La principale conclusion à tirer de notre étude est que la langue ne constitue pas un facteur de clivage significatif chez les femmes élues et nommées en politique fédérale canadienne, du moins sur la base des quinze variables envisagées. En fait, francophones et anglophones se rejoignent plutôt sur le terrain de leur commune identité élitiste inhérente au fait d’appartenir à un club très sélect—celui des « membres du Parlement du Canada ». Il serait intéressant de vérifier si ce modèle existe aussi au sein de la seule autre législature bilingue au Canada, celle du Nouveau-Brunswick. En fin de compte, s’il existe deux solitudes au Canada, ce phénomène n’est pas renforcé par l’identité des femmes francophones et anglophones élues à la Chambre des communes et nommées au Sénat du Parlement canadien.

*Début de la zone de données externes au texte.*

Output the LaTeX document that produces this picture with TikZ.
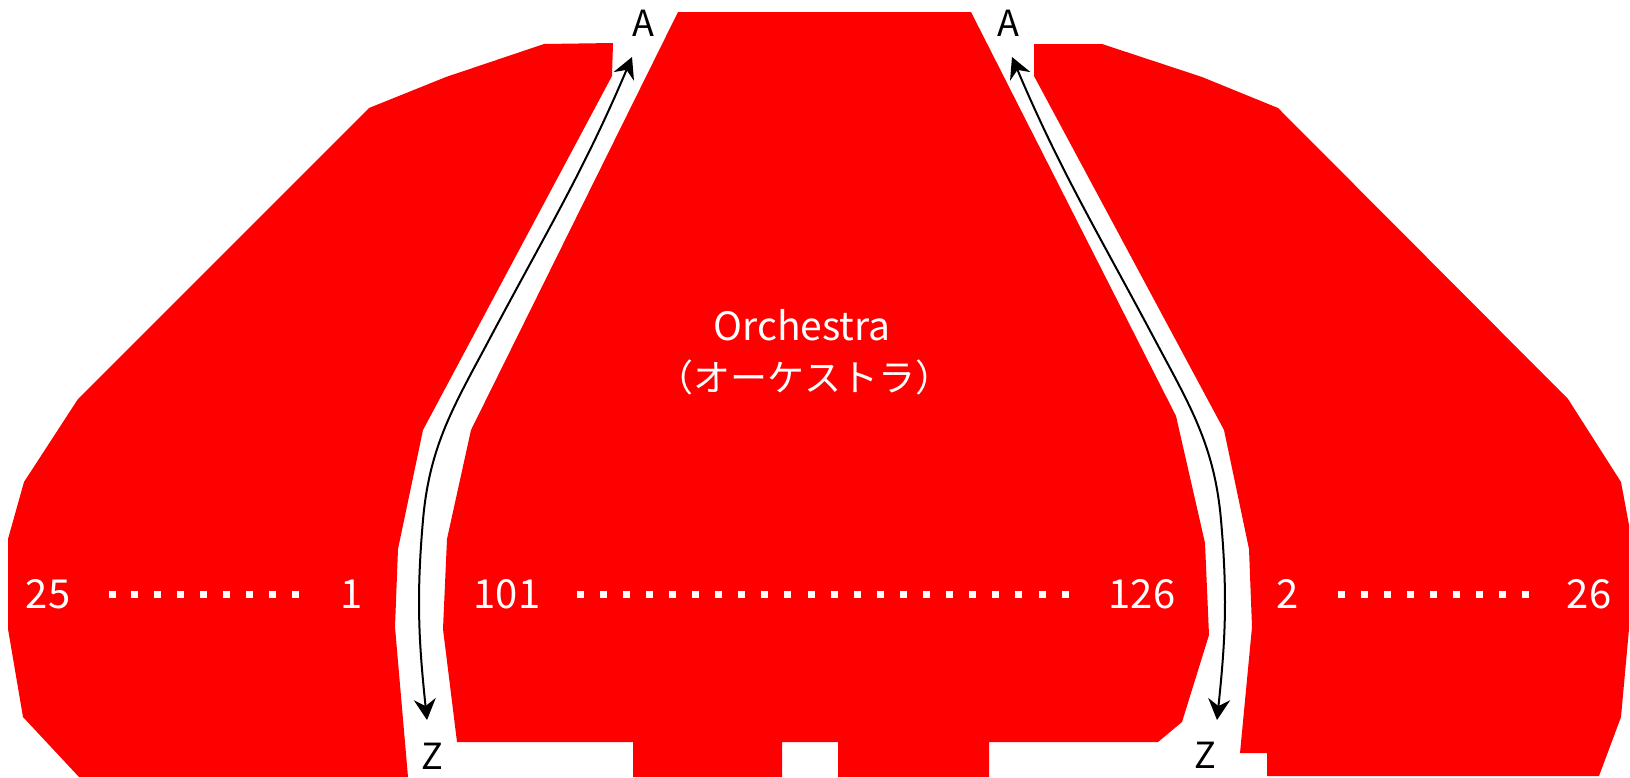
\documentclass[tikz,border=0pt]{standalone}
\usepackage{fontspec}
\setmainfont{Noto Sans CJK JP}
\usetikzlibrary{arrows.meta}
\tikzset{
  seats/.style={fill=red, draw=none},
  seatno/.style={text=white, inner sep=0pt, font=\fontsize{40}{40}\selectfont},
  hall/.style={text=white, inner sep=0pt},
  doorlabel/.style={text=black, inner sep=0pt, font=\fontsize{36}{36}\selectfont},
  aisle/.style={line width=2pt, {Stealth[length=21pt,width=22pt,inset=7pt]}-{Stealth[length=21pt,width=22pt,inset=7pt]}},
}
\begin{document}
\begin{tikzpicture}[x=1pt,y=-1pt]
        \useasboundingbox (0,0) rectangle (1630,777);
        %left block
        \fill[seats] (544,44) -- (613,43) -- (612,76) -- (423,430) -- (398,549) -- (395,627) -- (408,777) -- (79,777) -- (23,717) -- (8,629) -- (8,539) -- (24,482) -- (78,399) -- (369,108) -- (446,77) -- cycle;
        %centre block with the two notches at the bottom
        \fill[seats] (678,12) -- (971,12) -- (1176,416) -- (1205,543) -- (1209,635) -- (1182,722) -- (1158,742) -- (989,742) -- (989,777) -- (838,777) -- (838,742) -- (782,742) -- (782,777) -- (633,777) -- (633,742) -- (457,742) -- (443,629) -- (447,539) -- (471,430) -- cycle;
        %right block
        \fill[seats] (1034,44) -- (1102,44) -- (1202,77) -- (1278,108) -- (1568,399) -- (1621,482) -- (1629,525) -- (1629,629) -- (1621,717) -- (1599,776) -- (1267,776) -- (1267,753) -- (1240,753) -- (1252,627) -- (1249,549) -- (1224,430) -- (1034,76) -- cycle;

        \node[hall, font=\fontsize{39}{39}\selectfont, anchor=base] (orch) at (802,340) {Orchestra};
        \node[hall, font=\fontsize{37}{37}\selectfont] (orchjp) at (804,377) {（オーケストラ）};

        %seat numbers and dotted rows
        \node[seatno] (l25) at (48,594) {25};
        \node[seatno] (l1) at (352,594) {1};
        \node[seatno] (c101) at (507,594) {101};
        \node[seatno] (c126) at (1142,594) {126};
        \node[seatno] (r2) at (1288,594) {2};
        \node[seatno] (r26) at (1589,594) {26};
        \foreach \i in {0,...,8} \fill[white] ({112+22.9*\i-3.5},590.5) rectangle +(7,7);
        \foreach \i in {0,...,21} \fill[white] ({580+23.1*\i-3.5},590.5) rectangle +(7,7);
        \foreach \i in {0,...,8} \fill[white] ({1341+23.1*\i-3.5},590.5) rectangle +(7,7);

        \node[doorlabel] (la) at (643,23) {A};
        \node[doorlabel] (ra) at (1008,23) {A};
        \node[doorlabel] (lz) at (432,756) {Z};
        \node[doorlabel] (rz) at (1205,755) {Z};

        %aisles
        \coordinate (lt) at (632,57);
        \coordinate (lm) at (489,340);
        \coordinate (ll) at (423,520);
        \coordinate (lb) at (427,720);
        \draw[aisle] (lt) to[out=-113,in=62] (lm) to[out=-118,in=85] (ll) to[out=-95,in=96] (lb);
        \coordinate (rt) at (1012,57);
        \coordinate (rm) at (1155,340);
        \coordinate (rl) at (1221,520);
        \coordinate (rb) at (1217,720);
        \draw[aisle] (rt) to[out=-67,in=118] (rm) to[out=-62,in=95] (rl) to[out=-85,in=84] (rb);
\end{tikzpicture}
\end{document}
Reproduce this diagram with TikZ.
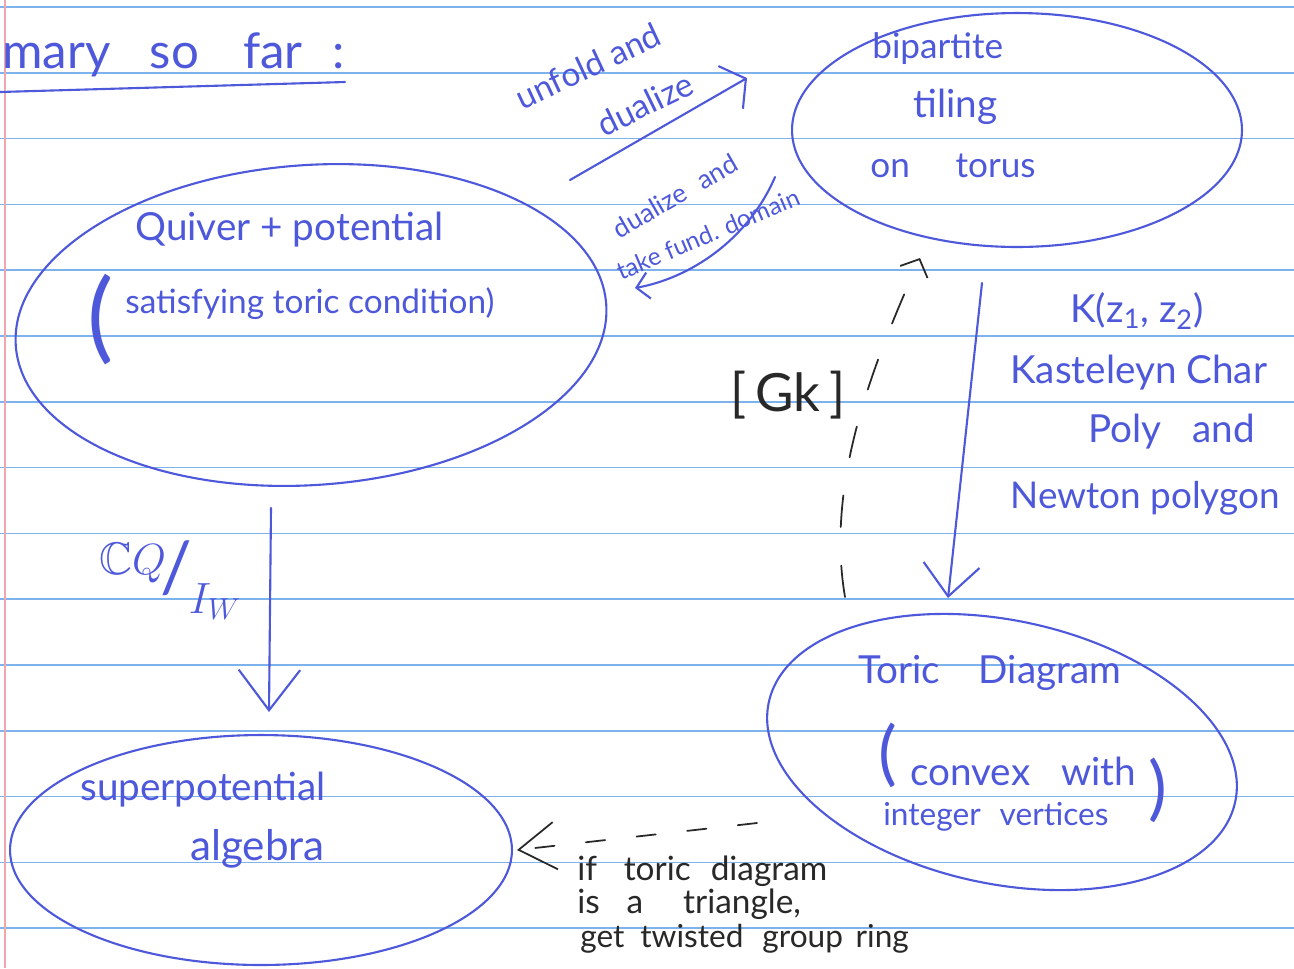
\documentclass[tikz,border=0pt]{standalone}
\usepackage{amssymb}
\usepackage{fontspec}
\setmainfont{Lato}
\usetikzlibrary{shapes.geometric,arrows.meta}
\definecolor{inkblue}{RGB}{78,88,218}
\definecolor{inkblack}{RGB}{40,40,40}
\definecolor{rulecol}{RGB}{125,178,236}
\definecolor{margincol}{RGB}{240,165,175}
\newcommand{\fsz}[1]{\fontsize{#1}{#1}\selectfont}
\begin{document}
\begin{tikzpicture}[x=0.02cm,y=-0.02cm,
  ruled/.style={draw=rulecol,line width=1pt},
  ink/.style={draw=inkblue,line width=1.2pt,line cap=round,line join=round},
  inkk/.style={draw=inkblack,line width=1pt,line cap=round,line join=round},
  blob/.style={ellipse,ink,inner sep=0pt},
  hand/.style={text=inkblue,inner sep=0pt},
  handk/.style={text=inkblack,inner sep=0pt}]
% paper
\fill[white] (0,0) rectangle (1294,968);
\useasboundingbox (0,0) rectangle (1294,968);
\foreach \k in {0,...,14} \draw[ruled] (0,{7+65.8*\k}) -- (1294,{7+65.8*\k});
\draw[draw=margincol,line width=0.8pt] (5,0) -- (5,968);
% title
\node[hand,anchor=base west,font=\fsz{28}] (title) at (2,68) {mary\hspace{0.8em}so\hspace{0.9em}far\hspace{0.6em}:};
\draw[ink] (0,92) -- (345,82);
% ellipses
\node[blob,minimum width=9cm,minimum height=4.68cm] (bip) at (1017,130) {};
\node[blob,minimum width=11.84cm,minimum height=6.4cm,rotate=4] (quiv) at (311,325) {};
\node[blob,minimum width=10.04cm,minimum height=4.6cm] (supa) at (261,850) {};
\node[blob,minimum width=9.54cm,minimum height=5.27cm,rotate=-12] (toric) at (1002,752) {};
% texts in ellipses
\node[hand,anchor=base west,font=\fsz{20}] (b1) at (872,58) {bipartite};
\node[hand,anchor=base west,font=\fsz{22}] (b2) at (913,117) {tiling};
\node[hand,anchor=base west,font=\fsz{20}] (b3) at (870,177) {on\hspace{1.3em}torus};
\node[hand,anchor=base west,font=\fsz{22}] (q1) at (135,240) {Quiver + potential};
\node[hand,font=\fsz{56}] (q2) at (101,320) {(};
\node[hand,anchor=base west,font=\fsz{19}] (q3) at (125,313) {satisfying toric condition)};
\node[hand,anchor=base west,font=\fsz{22}] (s1) at (80,800) {superpotential};
\node[hand,anchor=base west,font=\fsz{24}] (s2) at (190,860) {algebra};
\node[hand,anchor=base west,font=\fsz{22}] (t1) at (858,683) {Toric\hspace{1em}Diagram};
\node[hand,font=\fsz{40}] (t2) at (888,755) {(};
\node[hand,anchor=base west,font=\fsz{22}] (t3) at (910,785) {convex\hspace{0.8em}with};
\node[hand,font=\fsz{40}] (t4) at (1158,790) {)};
\node[hand,anchor=base west,font=\fsz{18}] (t5) at (883,825) {integer\hspace{0.6em}vertices};
% labels
\node[hand,anchor=base west,font=\fsz{22}] (k1) at (1070,322) {K(z\textsubscript{1}, z\textsubscript{2})};
\node[hand,anchor=base west,font=\fsz{22}] (k2) at (1010,383) {Kasteleyn Char};
\node[hand,anchor=base west,font=\fsz{22}] (k3) at (1088,442) {Poly\hspace{0.8em}and};
\node[hand,anchor=base west,font=\fsz{21}] (k4) at (1010,508) {Newton polygon};
\node[handk,font=\fsz{30}] (gk) at (788,395) {[\,Gk\,]};
\node[hand,font=\fsz{26}] (cq) at (170,580) {\raisebox{10pt}{$\mathbb{C}Q$}\kern-3pt{\fsz{40}/}\kern-2pt\raisebox{-12pt}{$I_W$}};
\node[hand,font=\fsz{19},rotate=25] (u1) at (588,66) {unfold and};
\node[hand,font=\fsz{19},rotate=26] (u2) at (645,104) {dualize};
\node[hand,font=\fsz{15},rotate=30] (d1) at (675,196) {dualize\hspace{0.6em}and};
\node[hand,font=\fsz{14},rotate=23] (d2) at (708,234) {take fund. domain};
\node[handk,anchor=base west,font=\fsz{19}] (i1) at (577,880) {if\hspace{0.8em}toric\hspace{0.6em}diagram};
\node[handk,anchor=base west,font=\fsz{19}] (i2) at (577,913) {is\hspace{0.8em}a\hspace{1.2em}triangle,};
\node[handk,anchor=base west,font=\fsz{18}] (i3) at (580,947) {get\hspace{0.5em}twisted\hspace{0.6em}group\hspace{0.4em}ring};
% connector end points
\coordinate (a1) at (570,180); \coordinate (a2) at (747,78);
\coordinate (c1) at (775,177); \coordinate (c2) at (635,288);
\coordinate (e1) at (271,508); \coordinate (e2) at (269,712);
\coordinate (g1) at (982,283); \coordinate (g2) at (948,598);
\coordinate (h1) at (845,597); \coordinate (h2) at (920,258);
\coordinate (f1) at (757,823); \coordinate (f2) at (517,850);
% connectors
\draw[ink,-{Straight Barb[length=10pt,width=28pt]}] (a1) -- (a2);
\draw[ink,-{Straight Barb[length=7pt,width=15pt]}] (c1) .. controls (748,240) and (690,278) .. (c2);
\draw[ink,-{Straight Barb[length=23pt,width=35pt]}] (e1) -- (e2);
\draw[ink,-{Straight Barb[length=18pt,width=32pt]}] (g1) -- (g2);
\draw[inkk,dash pattern=on 18pt off 22pt,-{Straight Barb[length=8pt,width=17pt]}] (h1) .. controls (825,480) and (875,360) .. (h2);
\draw[inkk,dash pattern=on 11pt off 18pt,-{Straight Barb[length=21pt,width=27pt]}] (f1) -- (f2);
\end{tikzpicture}
\end{document}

Par ailleurs, d’autres pistes de recherche mériteraient d’être poursuivies relativement au personnel politique fédéral. Par exemple, il serait intéressant de vérifier si le portrait dégagé ici quant à une relative similarité entre les députées et les sénatrices francophones et anglophones est un phénomène précisément féminin ou s’il s’applique également aux députés et aux sénateurs. Les francophones hors Québec, pour leur part, partagent-elles la même identité que les franco-Québécoises ou sont-elles plus près des anglophones qu’elles côtoient au quotidien ? (Le même questionnement s’applique également aux anglo-Québécoises relativement aux anglophones hors Québec et aux franco-Québécoises). Ces questions devraient être abordées pour mieux saisir la dynamique de la représentation politique au Canada, une dynamique où les identités ne sont probablement pas sans effet sur les opinions et les idéologies (Phillips 1995 ; Williams 1998).